#### MATERIAL
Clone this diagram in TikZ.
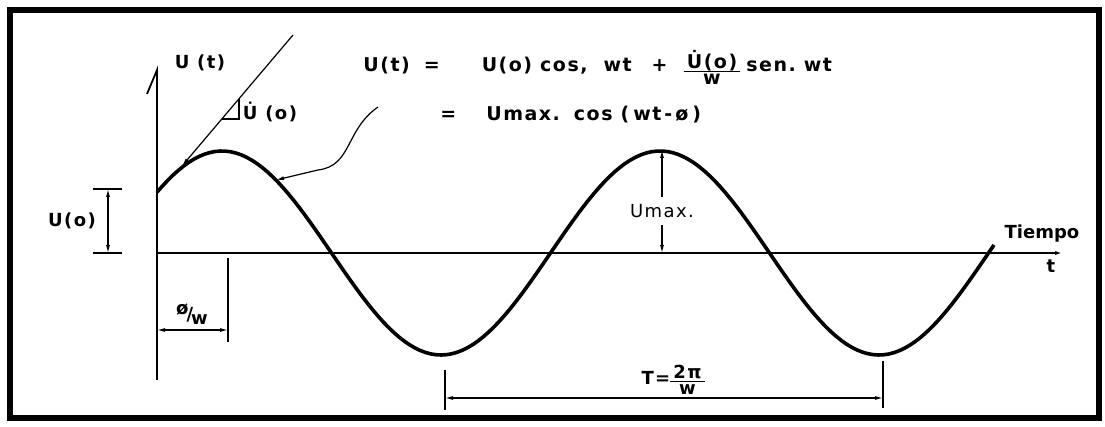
\documentclass[tikz,border=0pt]{standalone}
\usepackage{amsmath}
\usepackage{fontspec}
\setmainfont{DejaVu Sans}[LetterSpace=8]
\newfontfamily\plainfont{DejaVu Sans}
\usetikzlibrary{positioning,arrows.meta}
\newcommand{\hfrac}[2]{{\renewcommand{\arraystretch}{0}\begin{tabular}[c]{@{}c@{}}\rule[-1pt]{0pt}{7pt}\,#1\,\\\hline\rule{0pt}{6.5pt}#2\end{tabular}}}

\begin{document}
\begin{tikzpicture}[x=0.5pt, y=-0.5pt, font=\fontsize{9}{11}\selectfont\bfseries,
  >={Latex[length=4pt,width=2pt]},
  frame/.style={line width=3.2pt},
  axis/.style={line width=0.9pt},
  wave/.style={line width=1.8pt, line join=round},
  dim/.style={line width=0.6pt},
  lbl/.style={inner sep=1pt},
  eq/.style={lbl, anchor=base west, font=\fontsize{9.5}{11}\selectfont\bfseries}]
\useasboundingbox (0,0) rectangle (1105,427);
\draw[frame] (10,10) rectangle (1099,418);
% axes
\coordinate (O) at (157,253);
\coordinate (ybot) at (157,380);
\coordinate (ytop) at (157,70);
\coordinate (ybarb) at (147,94);
\coordinate (xend) at (1063,253);
\draw[axis] (ybot) -- (ytop) -- (ybarb);
\draw[axis, ->] (O) -- (xend);
\node[lbl] (ut) at (200,63) {U (t)};
\node[lbl] (tiempo) at (1042,234) {\plainfont\bfseries Tiempo};
\node[lbl] (t) at (1051,266) {t};
% oscillation
\draw[wave] plot[domain=157:994, samples=160] (\x,{253-102*cos((\x-222)/438*360)});
% initial slope
\coordinate (tg1) at (293,35);
\coordinate (tg2) at (182,166);
\draw[dim, ->] (tg1) -- (tg2);
\coordinate (sl1) at (222,119);
\coordinate (sl2) at (239,119);
\coordinate (sl3) at (239,99);
\draw[dim] (sl1) -- (sl2) -- (sl3);
\node[lbl] (udot) at (270,112) {\.U (o)};
% formula and pointer
\node[eq] (eq1) at (361,72) {U(t)\hspace{7pt}=\hspace{21pt}U(o)\hspace{4pt}cos,\hspace{8pt}wt\hspace{10pt}+\hspace{8pt}\hfrac{\.U(o)}{w}\hspace{3pt}sen.\hspace{4pt}wt};
\node[eq] (eq2) at (438,121) {=\hspace{15pt}Umax.\hspace{7pt}cos\hspace{4pt}(\hspace{2pt}wt\hspace{1.5pt}-\hspace{1.5pt}ø\hspace{2pt})};
\coordinate (p1) at (378,107);
\coordinate (p2) at (276,180);
\draw[dim, ->] (p1) .. controls (345,130) and (352,166) .. (318,170) -- (p2);
% U(o)
\coordinate (uo-t) at (108,189);
\coordinate (uo-b) at (108,253);
\draw[dim] ([xshift=-7.5pt]uo-t) -- ([xshift=7pt]uo-t);
\draw[dim] ([xshift=-7.5pt]uo-b) -- ([xshift=7pt]uo-b);
\draw[dim, <->] (uo-t) -- (uo-b);
\node[lbl] (uo) at (72,221) {U(o)};
% phase shift
\coordinate (ph-t) at (228,258);
\coordinate (ph-b) at (228,342);
\coordinate (ph-l) at (157,330);
\coordinate (ph-r) at (228,330);
\draw[dim] (ph-t) -- (ph-b);
\draw[dim, <->] (ph-l) -- (ph-r);
\node[lbl] (phw) at (192,314) {\raisebox{3pt}{ø}\hspace{-1pt}/\hspace{-1pt}\raisebox{-2pt}{w}};
% amplitude
\coordinate (um-t) at (662,150);
\coordinate (um-b) at (662,253);
\node[lbl, inner sep=3.5pt, font=\fontsize{9}{11}\selectfont] (umax) at (662,211) {Umax.};
\draw[dim, ->] (umax.north) -- (um-t);
\draw[dim, ->] (umax.south) -- (um-b);
% period
\coordinate (T-l) at (445,398);
\coordinate (T-r) at (883,398);
\draw[dim] (445,370) -- (445,410);
\draw[dim] (883,361) -- (883,408);
\draw[dim, <->] (T-l) -- (T-r);
\node[lbl] (T) at (673,380) {T=\hfrac{2π}{w}};
\end{tikzpicture}
\end{document}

#### WHAT THE EXERCISE ASKS
Copy the listing in full and without alteration, omitting every picture.

#### FINAL RESULT
Clone this diagram in TikZ.
\documentclass[tikz,border=0pt]{standalone}
\usepackage{amsmath}
\usepackage{fontspec}
\setmainfont{DejaVu Sans}[LetterSpace=8]
\newfontfamily\plainfont{DejaVu Sans}
\usetikzlibrary{positioning,arrows.meta}
\newcommand{\hfrac}[2]{{\renewcommand{\arraystretch}{0}\begin{tabular}[c]{@{}c@{}}\rule[-1pt]{0pt}{7pt}\,#1\,\\\hline\rule{0pt}{6.5pt}#2\end{tabular}}}

\begin{document}
\begin{tikzpicture}[x=0.5pt, y=-0.5pt, font=\fontsize{9}{11}\selectfont\bfseries,
  >={Latex[length=4pt,width=2pt]},
  frame/.style={line width=3.2pt},
  axis/.style={line width=0.9pt},
  wave/.style={line width=1.8pt, line join=round},
  dim/.style={line width=0.6pt},
  lbl/.style={inner sep=1pt},
  eq/.style={lbl, anchor=base west, font=\fontsize{9.5}{11}\selectfont\bfseries}]
\useasboundingbox (0,0) rectangle (1105,427);
\draw[frame] (10,10) rectangle (1099,418);
% axes
\coordinate (O) at (157,253);
\coordinate (ybot) at (157,380);
\coordinate (ytop) at (157,70);
\coordinate (ybarb) at (147,94);
\coordinate (xend) at (1063,253);
\draw[axis] (ybot) -- (ytop) -- (ybarb);
\draw[axis, ->] (O) -- (xend);
\node[lbl] (ut) at (200,63) {U (t)};
\node[lbl] (tiempo) at (1042,234) {\plainfont\bfseries Tiempo};
\node[lbl] (t) at (1051,266) {t};
% oscillation
\draw[wave] plot[domain=157:994, samples=160] (\x,{253-102*cos((\x-222)/438*360)});
% initial slope
\coordinate (tg1) at (293,35);
\coordinate (tg2) at (182,166);
\draw[dim, ->] (tg1) -- (tg2);
\coordinate (sl1) at (222,119);
\coordinate (sl2) at (239,119);
\coordinate (sl3) at (239,99);
\draw[dim] (sl1) -- (sl2) -- (sl3);
\node[lbl] (udot) at (270,112) {\.U (o)};
% formula and pointer
\node[eq] (eq1) at (361,72) {U(t)\hspace{7pt}=\hspace{21pt}U(o)\hspace{4pt}cos,\hspace{8pt}wt\hspace{10pt}+\hspace{8pt}\hfrac{\.U(o)}{w}\hspace{3pt}sen.\hspace{4pt}wt};
\node[eq] (eq2) at (438,121) {=\hspace{15pt}Umax.\hspace{7pt}cos\hspace{4pt}(\hspace{2pt}wt\hspace{1.5pt}-\hspace{1.5pt}ø\hspace{2pt})};
\coordinate (p1) at (378,107);
\coordinate (p2) at (276,180);
\draw[dim, ->] (p1) .. controls (345,130) and (352,166) .. (318,170) -- (p2);
% U(o)
\coordinate (uo-t) at (108,189);
\coordinate (uo-b) at (108,253);
\draw[dim] ([xshift=-7.5pt]uo-t) -- ([xshift=7pt]uo-t);
\draw[dim] ([xshift=-7.5pt]uo-b) -- ([xshift=7pt]uo-b);
\draw[dim, <->] (uo-t) -- (uo-b);
\node[lbl] (uo) at (72,221) {U(o)};
% phase shift
\coordinate (ph-t) at (228,258);
\coordinate (ph-b) at (228,342);
\coordinate (ph-l) at (157,330);
\coordinate (ph-r) at (228,330);
\draw[dim] (ph-t) -- (ph-b);
\draw[dim, <->] (ph-l) -- (ph-r);
\node[lbl] (phw) at (192,314) {\raisebox{3pt}{ø}\hspace{-1pt}/\hspace{-1pt}\raisebox{-2pt}{w}};
% amplitude
\coordinate (um-t) at (662,150);
\coordinate (um-b) at (662,253);
\node[lbl, inner sep=3.5pt, font=\fontsize{9}{11}\selectfont] (umax) at (662,211) {Umax.};
\draw[dim, ->] (umax.north) -- (um-t);
\draw[dim, ->] (umax.south) -- (um-b);
% period
\coordinate (T-l) at (445,398);
\coordinate (T-r) at (883,398);
\draw[dim] (445,370) -- (445,410);
\draw[dim] (883,361) -- (883,408);
\draw[dim, <->] (T-l) -- (T-r);
\node[lbl] (T) at (673,380) {T=\hfrac{2π}{w}};
\end{tikzpicture}
\end{document}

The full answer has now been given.